6 thoughts on “Problem Solving for Genealogy, by Michael John Neill

  1. Great to see this article! One of the few books I still have from my college days (30 years ago!) is How to Solve It, by G. Polya, orig. c. 1945! It was used in the Problem Solving class I took in grad. school Math Ed. at Boston Univ. As an editor of high school math textbooks for a number of years I was surrounded by people who loved to encourage the use of problem solving techniques throughout the curriculum. Certainly, I’ve used such a process in my own genealogical research and just about every area of my life.

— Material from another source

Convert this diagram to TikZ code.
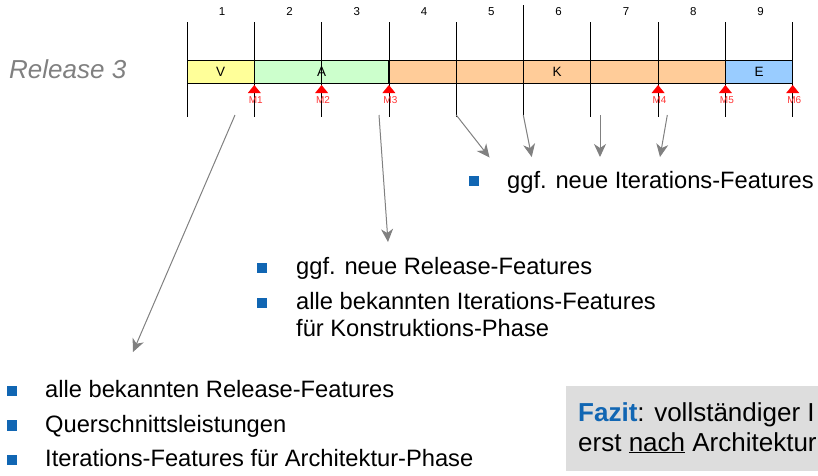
\documentclass[tikz,border=0pt]{standalone}
\usepackage{fontspec}
\setmainfont{Liberation Sans}
\usetikzlibrary{arrows.meta}
\definecolor{vfill}{HTML}{FFFF99}
\definecolor{afill}{HTML}{CCFFCC}
\definecolor{kfill}{HTML}{FFCC99}
\definecolor{efill}{HTML}{99CCFF}
\definecolor{bulletblue}{HTML}{1166B3}
\definecolor{arrowgrey}{HTML}{808080}
\definecolor{boxgrey}{HTML}{DDDDDD}
\definecolor{msred}{HTML}{FF0000}
\definecolor{mstext}{HTML}{FF3333}
\definecolor{relgrey}{HTML}{808080}
\begin{document}
\begin{tikzpicture}[x=1pt,y=-1pt,
  phasebox/.style={draw=black, line width=0.9pt},
  gridline/.style={draw=black, line width=0.8pt},
  itnum/.style={font=\fontsize{11.5}{13}\selectfont, anchor=base, inner sep=0pt},
  phaselabel/.style={font=\fontsize{13.5}{15}\selectfont, anchor=base, inner sep=0pt},
  msmark/.style={fill=msred},
  mslabel/.style={text=mstext, font=\fontsize{10}{11}\selectfont, anchor=base, inner sep=0pt},
  bullet/.style={fill=bulletblue, minimum size=10.5pt, inner sep=0pt},
  itemtext/.style={anchor=base west, inner sep=0pt, font=\fontsize{23.7}{27}\selectfont},
  fazittext/.style={anchor=base west, inner sep=0pt, font=\fontsize{26}{30}\selectfont},
  feedarrow/.style={draw=arrowgrey, line width=1pt, -{Stealth[length=13pt, width=12pt, inset=4pt]}}
]
\useasboundingbox (0,0) rectangle (818,475);
\clip (0,0) rectangle (818,475);

% release label
\node[anchor=base west, inner sep=0pt, text=relgrey, font=\fontsize{26}{30}\selectfont\itshape]
  (rel) at (9,78) {Release 3};

% phase bar
\filldraw[phasebox, fill=vfill] (187,60) rectangle (254.3,83);
\filldraw[phasebox, fill=afill] (254.3,60) rectangle (388.9,83);
\filldraw[phasebox, fill=kfill] (388.9,60) rectangle (725.4,83);
\filldraw[phasebox, fill=efill] (725.4,60) rectangle (792.7,83);
\node[phaselabel] (pV) at (220.6,76) {V};
\node[phaselabel] (pA) at (321.6,76) {A};
\node[phaselabel] (pK) at (557,76) {K};
\node[phaselabel] (pE) at (759,76) {E};

% iteration grid and numbers
\foreach \i in {0,...,9}{
  \pgfmathsetmacro{\gx}{187+67.3*\i}
  \ifnum\i=5
    \draw[gridline] (\gx,5) -- (\gx,115);
  \else
    \draw[gridline] (\gx,22) -- (\gx,117);
  \fi
}
\foreach \i in {1,...,9}{
  \pgfmathsetmacro{\nx}{187+67.3*\i-33.65+1.5}
  \node[itnum] (it\i) at (\nx,15) {\i};
}

% milestones
\foreach \k/\i in {1/1,2/2,3/3,4/7,5/8,6/9}{
  \pgfmathsetmacro{\mx}{187+67.3*\i}
  \fill[msmark] (\mx,85) -- (\mx+6.5,93) -- (\mx-6.5,93) -- cycle;
  \node[mslabel] (m\k) at (\mx+1.5,103) {M\k};
}

% arrow end points
\coordinate (s1) at (235,115);   \coordinate (t1) at (133,352);
\coordinate (s2) at (379,115);   \coordinate (t2) at (388,242);
\coordinate (s3) at (456.2,115); \coordinate (t3) at (489.5,157.5);
\coordinate (s4) at (523.3,115); \coordinate (t4) at (531.7,157);
\coordinate (s5) at (600,115);   \coordinate (t5) at (600,157);
\coordinate (s6) at (667.3,115); \coordinate (t6) at (660,157);
\foreach \j in {1,...,6}{ \draw[feedarrow] (s\j) -- (t\j); }

% iteration features
\node[bullet] (ib1) at (474,181) {};
\node[itemtext] (it1) at (507,188) {ggf. neue Iterations-Features};

% construction phase features
\node[bullet] (cb1) at (262,268) {};
\node[itemtext] (ct1) at (296,274.5) {ggf. neue Release-Features};
\node[bullet] (cb2) at (262,303) {};
\node[itemtext] (ct2) at (296,309.5) {alle bekannten Iterations-Features};
\node[itemtext] (ct3) at (296,336.5) {für Konstruktions-Phase};

% architecture phase features
\node[bullet] (ab1) at (12,391) {};
\node[itemtext] (at1) at (45,397.5) {alle bekannten Release-Features};
\node[bullet] (ab2) at (12,425.5) {};
\node[itemtext] (at2) at (45,432) {Querschnittsleistungen};
\node[bullet] (ab3) at (12,460) {};
\node[itemtext] (at3) at (45,466.5) {Iterations-Features für Architektur-Phase};

% conclusion box
\fill[boxgrey] (566,386) rectangle (830,471);
\node[fazittext] (fz1) at (578,421) {\textcolor{bulletblue}{\textbf{Fazit}}: vollständiger I};
\node[fazittext] (fz2) at (578,451) {erst \underline{nach} Architektur};
\end{tikzpicture}
\end{document}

  2. I had the problem of finding my Grandparents marriage information, it is not on any genweb site in Mich. Guess I was Lucky that Mom had the certificate. But, here’s an example of what you were talking about.
    John was b. 1888 in Terre Haute, Ind. Adah was b.1904 Ossian, Ind. They were married in Berrien, Mich. in 1919. Lived anywhere from Kendallville, Ind. to Toledo, Ohio. Altho both are burried in Sylvania, Ohio, John passed away in 1966 in Kendallville, Oh; Adah passed in 1981 in Blythe, Calif.
    John was not raised in Terre Haute, he ran away from home and joined a circus, returning to central Indiana to raise 2 different families (one in 1915, one in 1919). He was also in Vaudeville, altho I cannot find genealogy records on this, I do have photos of him. It is not easy to find records if the person moved around, or like my cousin, worked on many rail roads and pretty much not listed on census’. while most families stayed put, mine were roamers… and even I experienced this in my lifetime.
    Sincerely, Appaloosa58

  3. I have a question that no one in my family can give a good explanation for. And I have only one living Aunt with Alzheimer’s to ask, plus the older cousins. All my life, I was told and we celebrated my mother’s birthday as Dec 30, 1928. She died young, barely 59. The death certificate and obits all say age 59. I received a lot of her papers and it never “clicked” until I formally started doing genealogy on my family. The birth certificate I found said dec. 30, 1929. And the 1930 US Census lists her as 4/12 in age. Why would any woman have ADDED a year to her age all those years?

    One family tidbit, and my only thought, is that I was born illegimately to her in 1947. If correct age was used, she would have been 17. Instead I always thought she was 18 when I was born. Would there have been some legal issues with her keeping me at 17? I’m truly puzzled and too late to ask the right people. Any ideas from any one. Oh, this would have been in Iowa.

  4. Could the possible reason for lying about her age be to beat the school deadline for when she could start school? I lived in Iowa as a child and our town had a September 30th deadline for starting school. My brothers born Oct 1st and Nov 2nd had to wait a year. I actually knew someone (in another state) who falsified her son’s birth certificate to get him in. Only other thought — if she was 17, could child welfare folks have taken the baby?

  5. Deane-
    Thanks for the idea. My mom was the BRIGHTEST of all the children, and was #7 of 8 living. Maybe Grandma was tired!